Capitol Hill, Monrovia Liberia – February 12, 2019: An investigation conducted by the West African Journal Magazine reveals that, in violation of the Liberian Constitution, the Executive branch of the Liberian Government has failed to provide expenditure reports to the National Legislature since the inauguration a year ago of the George M. Weah Administration.
The specific Constitutional provision Article 34 states that “…(ii) no monies shall be drawn from the treasure except in consequence of appropriations made by legislative enactment and upon warrant of the President; and no coin shall be minted or national currency issued except by the expressed authority of the Legislature. An annual statement and account of the expenditure of all public monies shall be submitted by the office of the President to the Legislature and published once a year…”
Members of Liberia’s Legislature are failing in their Constitutional duty and oversight to hold the President accountable for provision of the reports which are due quarterly. Four expenditure Reports are now delinquent.
Earlier this month and in open protest, a lawmaker from the southeast administrative district of River Gee County Francis Dopoh II, staged, a “walk out” of legislative plenary session at the Capitol. He later fired off a letter to the House Speaker in which he charged that “…the importance of these financial reports are intended to give this Honorable House an understanding of the performances of various budget lines and to help us guide the direction of the government’s fiscal stance…”
Excerpt of CBL 2018 Revenue Publication
The Liberian Ministry of Finance and Development Planning oversees the budget preparation, execution and reporting processes, in close collaboration with the National Legislature; but has failed along with other government agencies to report to the President and National Legislature for over a year.
Meantime, an inside source at the Liberia Revenue Authority (LRA), has disclosed that revenue collected over the final quarter of 2018 is still unaccounted for on the books of the country’s central bank.
Last August, the LRA announced that it actually collected USD $41.48 million, well above the USD $33.7 million which it says it targeted for collection. All revenue collected were within Liberia.
The source who is intimately knowledgeable about the non-reporting of millions of USD revenue still do not show as “inflow” or “deposit” from the LRA and no credible system exist at the Central Bank of Liberia (CBL) to transparently account for monies received. The Liberian Financial Statistics bulletin published by the CBL for Sept-October, 2018 reveals Revenue and Non-Tax Revenue sources for the Government for the period between July – October showed a total of an estimated USD $24.4 million.

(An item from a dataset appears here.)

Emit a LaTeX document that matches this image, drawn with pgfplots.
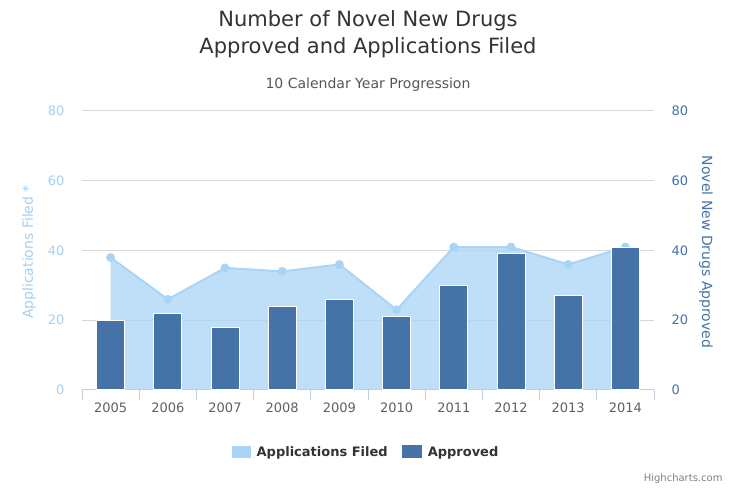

There is no reporting for the period between October – December, 2018 nor any record of the $$41.48 million reported as revenue collected by the LRA.
The LRA says its mission is to “ professionally, fairly, transparently and effectively collect lawful revenues; facilitate legitimate trade and social protection for the people of Liberia.
CPA Aaron Wleh
A Liberian Certified Public Accountant (CPA) Mr. Aaron Wleh, based in Massachusetts the U.S., when contacted, questioned the accounting and bookkeeping regime of Liberia’s Central Bank. “This is not an accounting error. The monies are either at the bank or missing and squandered and must be accounted for And I don’t see where the Bank believes it has an obligation to accurately report on its books,” Mr. Wleh noted.
A Liberian Management scientist Dr. A. Joel King based in New Jersey, U.S. recommended that the CBL initiate a system to report monthly on its revenue sources, balance sheet and statement of cash. “An accurate system of reporting that meets international best practices is needed at the CBL,’ Dr. King said.
Liberia’s economy is under serious stress and the Government has come under heavy criticisms by citizens and international partners for lack of transparency in the management of resources and pervasive graft.
Most major financial defenses are lacking due to lack of technical capacity and infrastructure which are hampering Government’s ability to improve its financial governance system.